My Musings – “I suppose my best attribute, if you want to call it that, is sincerity. I can sell sincerity because that’s the way I am.” – John Wayne (my all-time favorite actor). Sincerity is being free from pretense, deceit, or hypocrisy. Not a bad attribute to have. You cannot “sell” it, if it’s not the way you are. You cannot script it, because it comes more from the heart than it does from the mind.
My musings come from my heart, and I do my best to avoid pretense, deceit and hypocrisy. They are in a sense a script, but not “scripted.” Not everyone will buy what I’m selling, but I trust that it’s not because I am being insincere.
My Advice – Do your best to be sincere in all your dealings. There are no regrets in sincerity.
My Musings – Can one be Godly without being content? Or, content (really content) without being Godly? I cannot imagine the first, and find it hard to imagine the second. Paul measured his contentment by being satisfied with the bare necessities of life, food and clothing. Apparently he modeled his contentment after the Master (who owned no place to lay His head), as he did not even list a place to stay as a requirement.
Why would Paul be content with Godliness? Food, clothing, possessions – we’ll leave this world with none of these. Godliness, character, fruits of the Spirit – they’ll come along for the ride. These are treasures to “lay up” for ourselves. Treasures in “clay jars.“
My Advice – What are you working for? Will it bring contentment? Or once you have it will you find yourself asking “is that all there is?” Don’t become addicted to “things,” that only leave you craving your next “fix.” Pursue the only way to Godliness with content – a relationship with Jesus Christ.
My Musings – A wise former pastor of mine (now with the Lord) once said, “when you read the word therefore, you need to see what it’s there for.” Paul had just recounted the life we used to walk (anger, rage, malice, slander, and filthy language, to name a few), “since [we] have taken off [our] old self with its practices and have put on the new self.” That’s what it’s there for. A change of clothes. From the “filthy rags” mentioned above, to the renewed wardrobe that is “in the image of its Creator” woven out of “compassion, kindness, humility, gentleness, and patience.“
My Advice – We are chosen and dearly loved. “Therefore,” “over all these virtues put on love, which binds them all together in perfect unity.” That’s what we’re here for.

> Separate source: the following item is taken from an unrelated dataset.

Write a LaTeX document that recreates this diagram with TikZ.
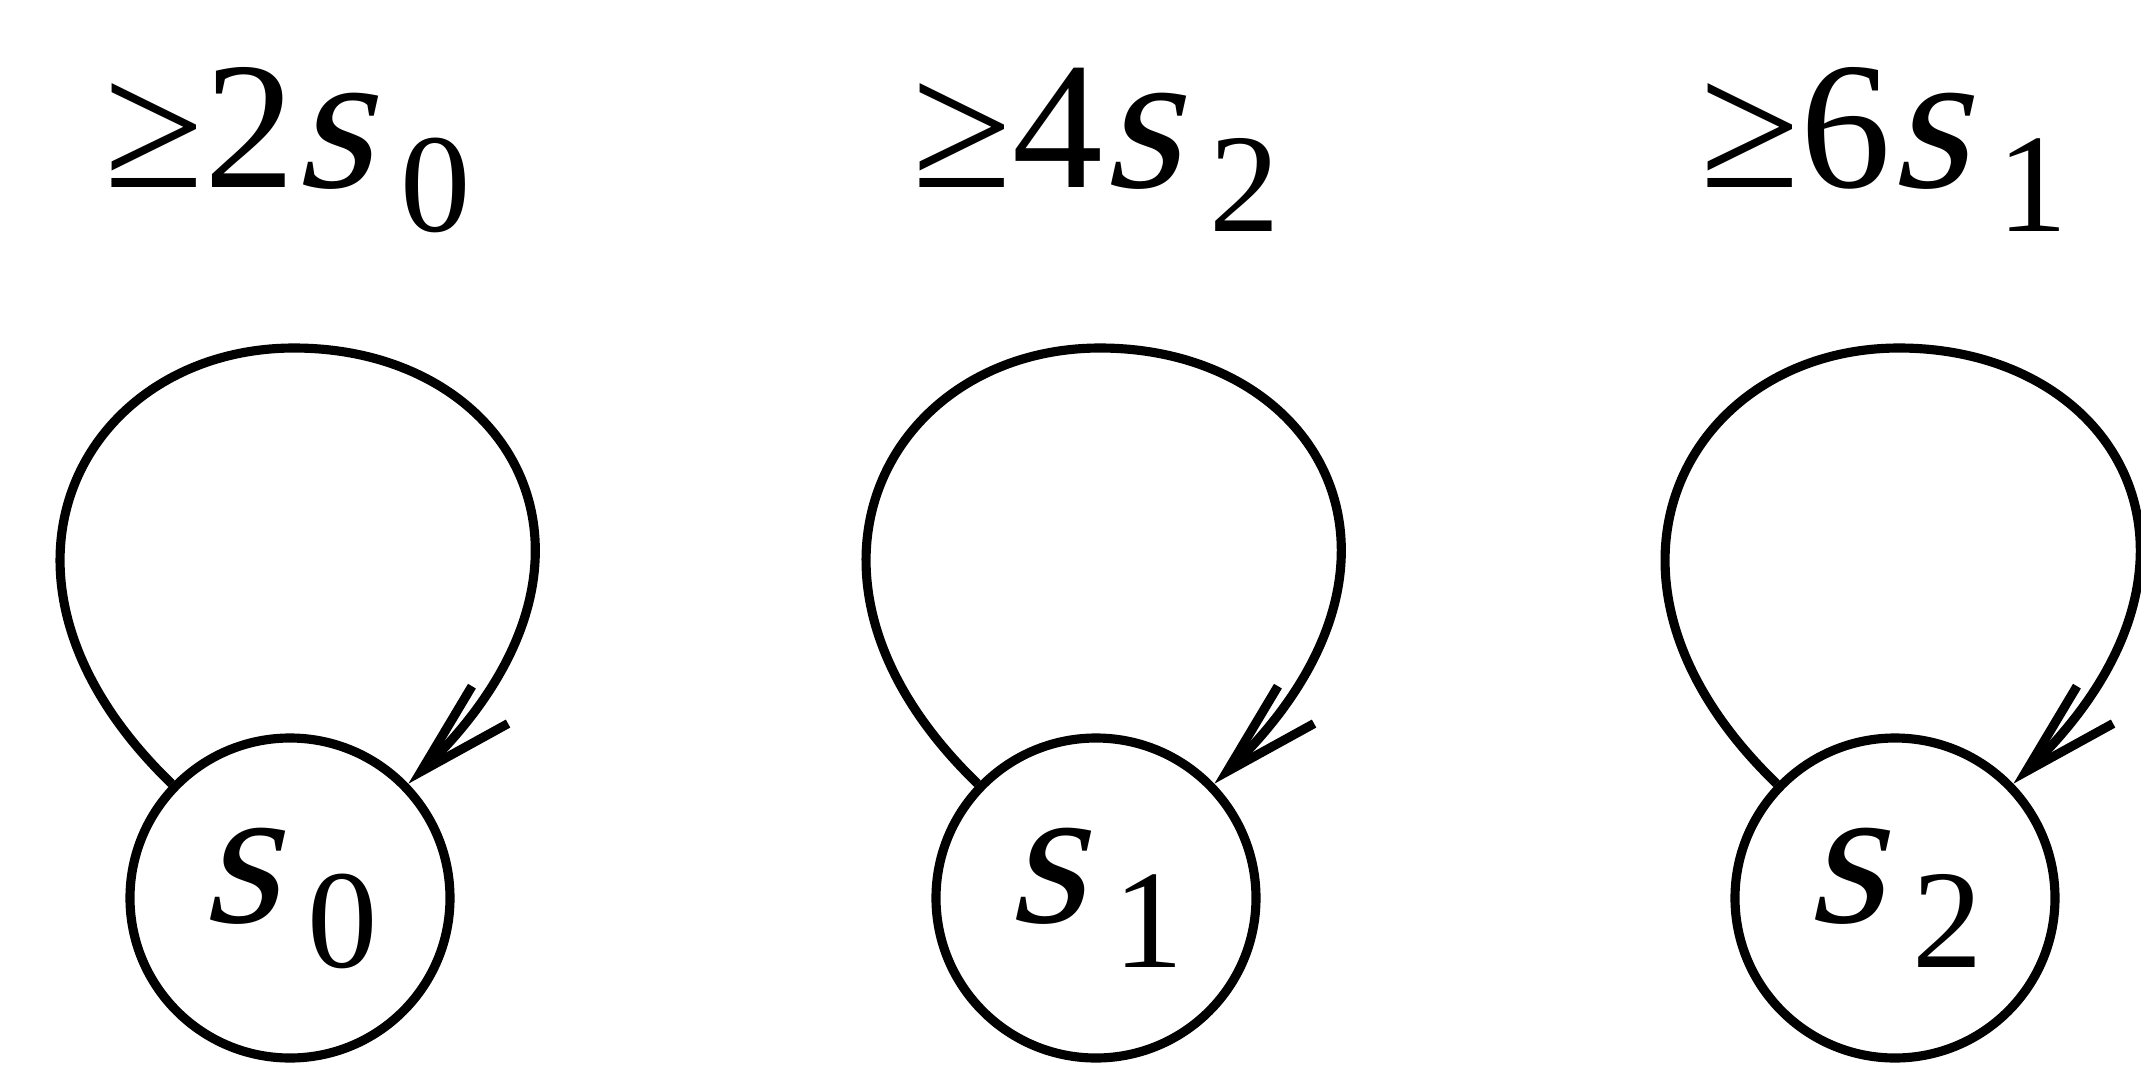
\documentclass[tikz,border=0pt]{standalone}
\usepackage{fontspec}
\setmainfont{Liberation Serif}
\newfontfamily\stitfont{Liberation Serif}[FakeSlant=0.22]
\usetikzlibrary{arrows.meta}

\newcommand{\stsub}[1]{\hspace{4pt}\raisebox{-6.4pt}{\fontsize{20}{20}\selectfont #1}}
\newcommand{\stname}[1]{{\fontsize{28.5}{30}\stitfont s}\stsub{#1}}

\begin{document}
\begin{tikzpicture}[every node/.style={font=\fontsize{25.8}{30}\selectfont},
  state/.style={draw, circle, line width=1.3pt, minimum size=1.6cm, inner sep=0pt},
  selfloop/.style={line width=1.3pt, -{Straight Barb[length=4.8mm,width=2.6mm]}}]
  \useasboundingbox (0,0) rectangle (10.705,5.36);
  % s0
  \node[state] (s0) at (1.45,0.87) {\stname{0}};
  \coordinate (t0) at (1.47,3.62);
  \draw[selfloop] (s0.136) .. controls +(136:1.5) and +(-1.05,0) .. (t0)
    .. controls +(1.1,0) and +(44:1.6) .. (s0.44);
  \node[anchor=base] (l0) at (1.44,4.425) {≥2\stname{0}};
  % s1
  \node[state] (s1) at (5.48,0.87) {\stname{1}};
  \coordinate (t1) at (5.50,3.62);
  \draw[selfloop] (s1.136) .. controls +(136:1.5) and +(-1.05,0) .. (t1)
    .. controls +(1.1,0) and +(44:1.6) .. (s1.44);
  \node[anchor=base] (l1) at (5.48,4.425) {≥4\stname{2}};
  % s2
  \node[state] (s2) at (9.475,0.87) {\stname{2}};
  \coordinate (t2) at (9.495,3.62);
  \draw[selfloop] (s2.136) .. controls +(136:1.5) and +(-1.05,0) .. (t2)
    .. controls +(1.1,0) and +(44:1.6) .. (s2.44);
  \node[anchor=base] (l2) at (9.42,4.425) {≥6\stname{1}};
\end{tikzpicture}
\end{document}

My Musings – “People primarily respond not to what we do but how we’re being. It’s not that we do the wrong thing necessarily, but that we do what we do – maybe even if it is the ‘right’ thing – the wrong way.” (Leadership and Self-Deception, The Arbinger Institute).
My great fear for the Church today is that a lot of us spend a lot of time and energy “doing” Christianity, while failing to “be” Christ-like. We pride ourselves with saying, supporting and doing the right things (the modern-day equivalent of a tenth of our mint, dill and cumin), but neglect to be those things (the all-time equivalent of, “justice, mercy and sacrifice“). In the process, we are well on our way to alienating an entire generation from “the Way, the Truth and the Life.” Given the appropriate “salt and light” there are many who would love to “be” like Christ, but are afraid of “doing” like “Christians.” But unfortunately, the “salt” in many of us leaves a bad taste, and the “light” shining from us artificial and not a true reflection of its Source.

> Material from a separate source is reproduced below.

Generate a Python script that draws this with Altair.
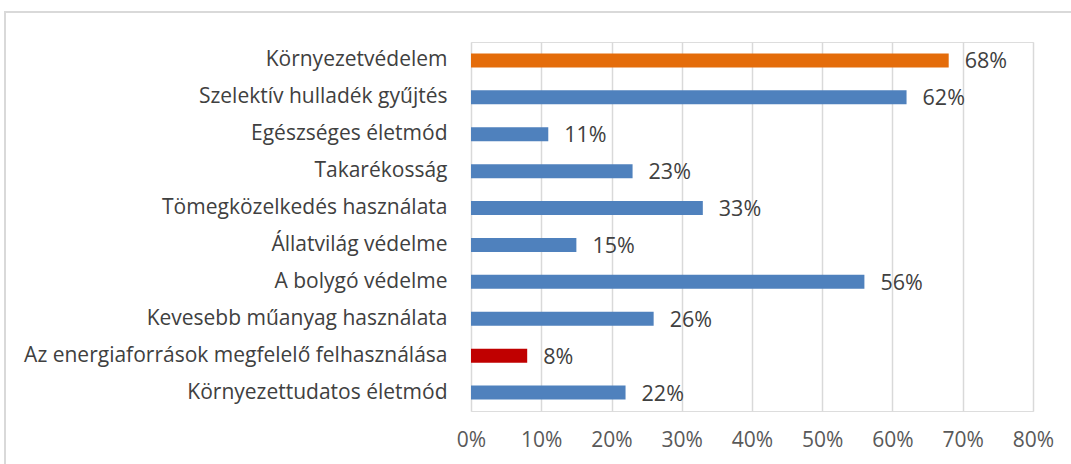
import altair as alt
import pandas as pd

categories = [
    "Környezetvédelem",
    "Szelektív hulladék gyűjtés",
    "Egészséges életmód",
    "Takarékosság",
    "Tömegközelkedés használata",
    "Állatvilág védelme",
    "A bolygó védelme",
    "Kevesebb műanyag használata",
    "Az energiaforrások megfelelő felhasználása",
    "Környezettudatos életmód",
]
values = [0.68, 0.62, 0.11, 0.23, 0.33, 0.15, 0.56, 0.26, 0.08, 0.22]
colors = ["#E46C0A", "#4F81BD", "#4F81BD", "#4F81BD", "#4F81BD",
          "#4F81BD", "#4F81BD", "#4F81BD", "#C00000", "#4F81BD"]

df = pd.DataFrame({"cat": categories, "val": values, "color": colors})
df["label"] = [f"{round(v*100)}%" for v in values]

FONT = "Open Sans"

x = alt.X("val:Q", scale=alt.Scale(domain=[0, 0.8]),
          axis=alt.Axis(format="%", values=[0, .1, .2, .3, .4, .5, .6, .7, .8],
                        grid=True, gridColor="#d9d9d9", gridWidth=1.5,
                        domain=False, ticks=False, labelPadding=18, labelFlush=False,
                        labelFontSize=21, labelColor="#595959", labelFont=FONT,
                        title=None))
y = alt.Y("cat:N", sort=categories, scale=alt.Scale(paddingInner=0.62, paddingOuter=0.31),
          axis=alt.Axis(domain=False, ticks=False, labelPadding=24, labelFontSize=21,
                        labelColor="#404040", labelFont=FONT, labelLimit=500, title=None))

border = alt.Chart(df).mark_rect(fill=None, stroke="#d9d9d9", strokeWidth=2).encode(
    x=alt.value(-466), x2=alt.value(610), y=alt.value(-30), y2=alt.value(480)
).transform_filter("datum.cat == 'Környezetvédelem'")

bars = alt.Chart(df).mark_bar(size=14).encode(
    x=x, y=y, color=alt.Color("color:N", scale=None)
)
labels = alt.Chart(df).mark_text(align="left", baseline="middle", dx=16, dy=2,
                                 fontSize=21.5, font=FONT, color="#404040").encode(
    x="val:Q", y=alt.Y("cat:N", sort=categories), text="label:N"
)

chart = alt.layer(border, bars, labels).properties(
    width=562, height=369,
    autosize=alt.AutoSizeParams(type="none"),
    padding={"left": 471, "top": 42, "right": 38, "bottom": 53},
).configure_view(stroke=None).configure(background="white")

chart.save("out.html", embed_options={"renderer": "svg", "actions": False})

My Advice – There is nothing wrong with saying, supporting and doing the right things. But we must practice these without neglecting “justice, mercy and sacrifice.” Otherwise, we are merely a “resounding gong or a clanging cymbal.” Distracting noise and “fake news” in a world searching for the truth. Woe to us, the elephant in the room that no one wants to acknowledge.
Don’t just do, be. People still might not acknowledge the truth, but what they are rejecting will be plain.

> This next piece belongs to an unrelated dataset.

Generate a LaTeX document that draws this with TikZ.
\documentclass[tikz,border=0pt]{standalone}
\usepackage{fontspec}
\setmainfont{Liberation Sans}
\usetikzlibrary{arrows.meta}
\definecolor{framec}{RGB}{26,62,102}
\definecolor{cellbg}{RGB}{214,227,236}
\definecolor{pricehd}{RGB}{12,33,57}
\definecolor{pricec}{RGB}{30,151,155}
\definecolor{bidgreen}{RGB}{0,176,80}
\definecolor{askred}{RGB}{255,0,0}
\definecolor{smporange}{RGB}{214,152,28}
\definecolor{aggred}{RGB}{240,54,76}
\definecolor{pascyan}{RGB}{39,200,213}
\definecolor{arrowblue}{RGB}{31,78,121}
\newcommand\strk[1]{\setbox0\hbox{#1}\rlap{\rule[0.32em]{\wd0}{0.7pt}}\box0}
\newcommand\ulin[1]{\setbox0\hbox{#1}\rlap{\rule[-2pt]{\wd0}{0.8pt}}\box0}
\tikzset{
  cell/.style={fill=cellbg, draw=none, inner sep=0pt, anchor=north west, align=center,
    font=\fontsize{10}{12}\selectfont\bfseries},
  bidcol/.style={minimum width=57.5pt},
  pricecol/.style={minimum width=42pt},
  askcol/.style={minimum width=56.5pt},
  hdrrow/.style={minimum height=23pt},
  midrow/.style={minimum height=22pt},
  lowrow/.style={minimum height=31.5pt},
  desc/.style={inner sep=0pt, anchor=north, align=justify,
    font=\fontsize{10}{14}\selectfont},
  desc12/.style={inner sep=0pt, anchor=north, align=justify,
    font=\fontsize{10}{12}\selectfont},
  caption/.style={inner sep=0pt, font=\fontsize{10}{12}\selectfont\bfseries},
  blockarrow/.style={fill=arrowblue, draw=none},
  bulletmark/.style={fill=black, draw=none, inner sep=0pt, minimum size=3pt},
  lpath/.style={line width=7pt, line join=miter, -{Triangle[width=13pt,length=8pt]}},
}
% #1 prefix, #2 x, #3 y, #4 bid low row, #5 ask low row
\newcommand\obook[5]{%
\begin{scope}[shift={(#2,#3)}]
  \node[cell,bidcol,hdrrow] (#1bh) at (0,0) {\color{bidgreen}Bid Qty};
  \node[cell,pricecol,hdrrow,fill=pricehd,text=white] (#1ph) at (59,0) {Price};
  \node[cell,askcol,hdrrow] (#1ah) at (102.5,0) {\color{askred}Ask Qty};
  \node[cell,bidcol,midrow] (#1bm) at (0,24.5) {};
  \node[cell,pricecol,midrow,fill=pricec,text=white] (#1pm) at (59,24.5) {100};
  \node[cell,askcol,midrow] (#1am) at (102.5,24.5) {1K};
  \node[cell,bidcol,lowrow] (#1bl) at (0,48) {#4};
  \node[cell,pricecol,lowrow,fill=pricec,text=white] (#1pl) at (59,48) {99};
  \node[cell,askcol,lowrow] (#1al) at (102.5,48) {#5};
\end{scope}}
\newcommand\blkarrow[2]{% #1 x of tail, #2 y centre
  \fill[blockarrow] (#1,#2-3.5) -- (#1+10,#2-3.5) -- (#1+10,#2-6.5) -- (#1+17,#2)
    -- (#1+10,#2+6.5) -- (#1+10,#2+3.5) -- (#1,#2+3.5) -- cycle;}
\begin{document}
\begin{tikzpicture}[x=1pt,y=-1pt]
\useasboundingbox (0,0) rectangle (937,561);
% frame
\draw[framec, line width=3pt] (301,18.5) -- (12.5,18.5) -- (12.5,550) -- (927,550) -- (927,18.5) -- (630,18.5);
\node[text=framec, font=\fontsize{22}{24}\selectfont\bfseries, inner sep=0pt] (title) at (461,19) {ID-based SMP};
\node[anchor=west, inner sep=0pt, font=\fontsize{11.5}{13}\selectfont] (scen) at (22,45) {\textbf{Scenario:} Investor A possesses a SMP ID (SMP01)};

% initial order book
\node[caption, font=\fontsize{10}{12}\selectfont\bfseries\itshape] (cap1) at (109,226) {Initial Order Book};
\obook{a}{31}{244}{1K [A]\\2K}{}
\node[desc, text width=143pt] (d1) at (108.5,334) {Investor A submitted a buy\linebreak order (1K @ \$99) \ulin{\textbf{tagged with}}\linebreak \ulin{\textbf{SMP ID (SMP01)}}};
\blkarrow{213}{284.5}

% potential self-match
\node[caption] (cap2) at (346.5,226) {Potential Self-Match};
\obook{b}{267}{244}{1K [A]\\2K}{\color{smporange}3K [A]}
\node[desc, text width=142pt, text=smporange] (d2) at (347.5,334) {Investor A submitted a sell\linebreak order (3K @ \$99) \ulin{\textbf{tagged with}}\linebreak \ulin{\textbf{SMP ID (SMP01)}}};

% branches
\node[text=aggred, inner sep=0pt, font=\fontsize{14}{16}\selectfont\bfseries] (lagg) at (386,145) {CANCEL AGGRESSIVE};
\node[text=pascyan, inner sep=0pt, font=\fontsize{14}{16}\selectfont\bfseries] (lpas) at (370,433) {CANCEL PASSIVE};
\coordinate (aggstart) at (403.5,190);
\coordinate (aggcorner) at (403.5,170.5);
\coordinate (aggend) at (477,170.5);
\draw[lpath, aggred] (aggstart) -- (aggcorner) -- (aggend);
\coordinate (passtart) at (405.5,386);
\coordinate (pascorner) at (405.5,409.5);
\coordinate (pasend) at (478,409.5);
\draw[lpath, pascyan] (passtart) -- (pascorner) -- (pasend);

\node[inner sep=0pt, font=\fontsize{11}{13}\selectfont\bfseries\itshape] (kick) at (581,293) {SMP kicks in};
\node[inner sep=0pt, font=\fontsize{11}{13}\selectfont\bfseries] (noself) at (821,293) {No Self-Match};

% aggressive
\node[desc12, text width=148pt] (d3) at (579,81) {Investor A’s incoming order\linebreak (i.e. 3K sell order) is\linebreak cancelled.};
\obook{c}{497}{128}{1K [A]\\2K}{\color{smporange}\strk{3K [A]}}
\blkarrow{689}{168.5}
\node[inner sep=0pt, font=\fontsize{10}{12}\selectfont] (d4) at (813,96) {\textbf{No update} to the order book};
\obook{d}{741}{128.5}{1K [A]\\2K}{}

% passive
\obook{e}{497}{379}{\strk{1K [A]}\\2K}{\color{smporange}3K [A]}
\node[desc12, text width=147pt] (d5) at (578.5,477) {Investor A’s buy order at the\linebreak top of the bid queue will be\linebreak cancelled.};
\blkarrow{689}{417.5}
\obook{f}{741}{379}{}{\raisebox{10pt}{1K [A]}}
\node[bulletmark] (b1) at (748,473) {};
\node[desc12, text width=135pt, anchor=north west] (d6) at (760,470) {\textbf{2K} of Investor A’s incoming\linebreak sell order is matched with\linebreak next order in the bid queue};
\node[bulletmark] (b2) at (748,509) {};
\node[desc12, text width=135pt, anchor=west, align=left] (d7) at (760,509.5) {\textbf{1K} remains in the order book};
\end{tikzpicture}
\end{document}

My Musings – This was a familiar pattern in the Old Testament. God delivers the promised land into the hands of the Israelites. They get complacent and fall into sin. God brings judgment through their enemies. The Israelites call out to the Lord. He provides a deliverer (called a Judge). And the cycle starts all over again, and again and again. They seem to never have learned from their failings.
Are we any different? Are there cycles of failure that we repeat time and again, never seeming to learn from prior experiences? Of course it is better to not fall into sin in the first place. But when we do, once we are delivered and restored (following confession and repentance), we should learn from the past failure and be on guard lest we repeat it in the future.
Of course, not all failures are the result of sin. “Failure in and of itself is not a bad thing. But failing to learn from it is inexcusable.” (Alison Levine, On the Edge: The Art of High-Impact Leadership). In our journey of discipleship, God will take us through failures (not sin) so that we will learn from them. For it is on the journey that we learn the most and see our character develop the most. “The journey is where we find perspective.” (Alison Levine, On the Edge: The Art of High-Impact Leadership).
My Advice – What are we learning? It would be a pity to go through the struggle and not reap the benefit of learning from it. So pay attention.